2023 November 3

Software development for research projects

Last week, at the OVI lab’s weekly meeting, I presented my approach to writing software artifacts for research projects. The slides are as follows:

In this blog post, I am going to elaborate and expand on the presentation (mostly for my own reference).

Pretty much always the software artifacts in research projects are not something that are carefully planned and thought out. It usually starts with something like “This is a cool idea, let’s quickly cook something up and see if it has any substance”. If it does pan out, then do a little bit more to see if it is worth further exploring. Along the way, a whole array of problems show up and you add patches to solve them. More often than not, you end have having to completely pivot, for a million different reasons, which makes the code base look a lot nicer. When you reach a point where it can be used to start running experiments and collecting data, you add a few more things to be able to do that. What ends up happening is the interesting ideas/tools get buried inside all the explorations, configurations, checks and balances you added along the way. If you want to extract the useful components, ideas or tools, either to distribute them as packages others could use or even for you to use in projects down the line, you end up having to do a MOJOR refactor, which is never ever fun.

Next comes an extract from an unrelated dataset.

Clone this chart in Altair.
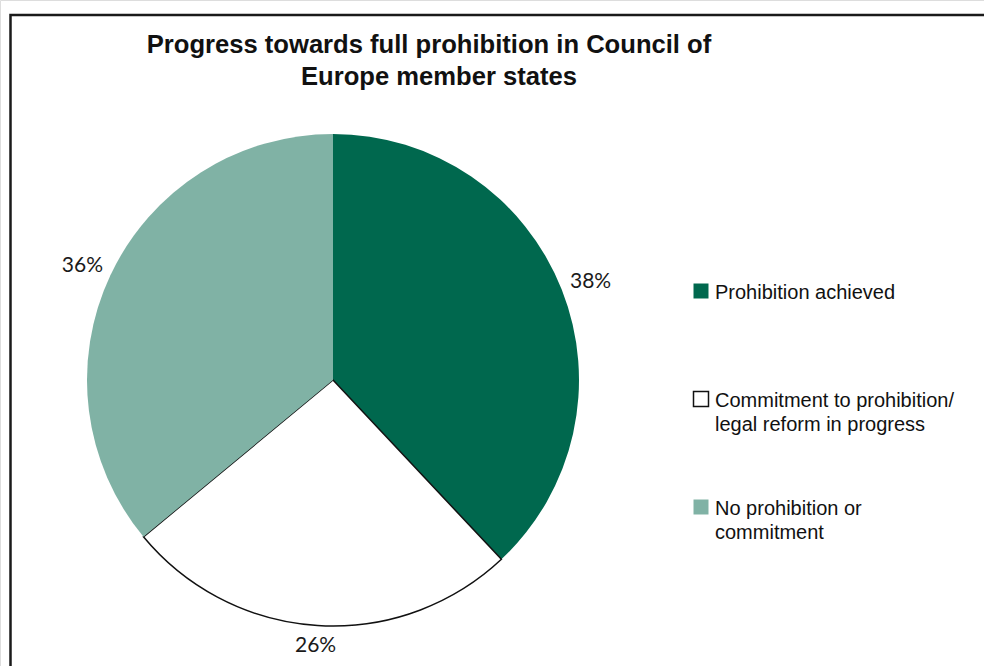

What I am going to talk about in this article is how I approach any software development for research projects so that the artifacts are more maintainable while also adding as little overhead to the research process as possible.

As described above most software components in research projects do the following: Given a set of configurations/parameters, do something and then collect data. For example, If you are doing a machine learning project, you provide parameters that would configure, train and test the models. You may have multiple different configurations, implementations, etc. Then you collect and compare the results. Another example: You are running a user study comparing two different interaction techniques. Based on some criteria, for each participant you administer conditions where they do something with the interaction techniques then you collect data from it and analyze it. From what I have seen so far, this pattern applies to the vast majority of the research projects.

basic pipeline

For any given research project, it is the “doing something” part that is of interest. In fact, numerous tools out there do the “configure & setup” and “record data”. Given my background in ML and HCI, I have worked with MLOps tools like mlflow (which can be used for user studies as well, that’s probably another article) and UXF in Unity. My colleagues who work on brain-computer interfaces use tools like OpenViBE. Most of these tools combine both the “configure & setup” and “record data” pieces. So I am going to combine them into one component - the “other stuff”. There is one “gotcha” with these tools that I’ll come back to later in the article.

Basic pipeline, combined other stuff

When I set up any project to start exploring an idea, I set it up such that it would/could be a package. There is something to be said about experimenting on a throwaway project and starting over once you get a hang of it, but that’s another conversation altogether. Whatever functionality I am implementing, I approach it like developing a tool. The core functionality is written as function(s)/class(s). This core would take in parameters or configurations and have hooks & events in places I might want to get data from. Depending on what it is I also would wrap it and provide other interfaces to it, like a REST API or a CLI. These wrappers are thin layers you can set up with very little effort.

Core functionality

What this allows me to do is, import it anywhere I want and use it. It can be in an experiment or a different project which uses this as a feature. Also, when I want to demo/test it, I can spin it up without having to deal with all the overhead that comes with the experiment-related code.

Coming back to the science, when running experiments, I would have a simple setup that configures the “core functionality” using one of the given interfaces, and also add hooks anywhere I need to record data.

Core functionality and study implementation

This most likely would be wrapped in the whichever “other stuff” I am using.

I mentioned a “gotcha” with the “other stuff”: Sometimes, you want to be able to manage the flow of the study without having to re-run the whole thing. With ML projects you could ctrl+c and use the last checkpoint (or something like that) to test. But this is not a good option when you are running user studies. You want the study to proceed with minimal input to avoid human errors. But you also want to have control of the flow in the off-chance something goes wrong. I’ve seen different people use different solutions to that. I had written a Python package for that - experiment-server (https://github.com/ahmed-shariff/experiment_server) and an associated UXF extension to use it with Unity projects (https://github.com/ovi-lab/UXF-extensions). That would be the red part on the “other stuff” in the figure below. The study implementation would query the experiment-server to get the configuration information to load before each block. This lets the study progress without input, but when necessary, I can step in and control the flow if needed.

full pipeline

Most of what I am talking about here will not be much of a surprise for anyone with a software engineering background. But once you start to dig in, even with the SE experience, you tend to miss stuff.

As of writing this article, this is how I am approaching projects. As with anything else, it’s always evolving.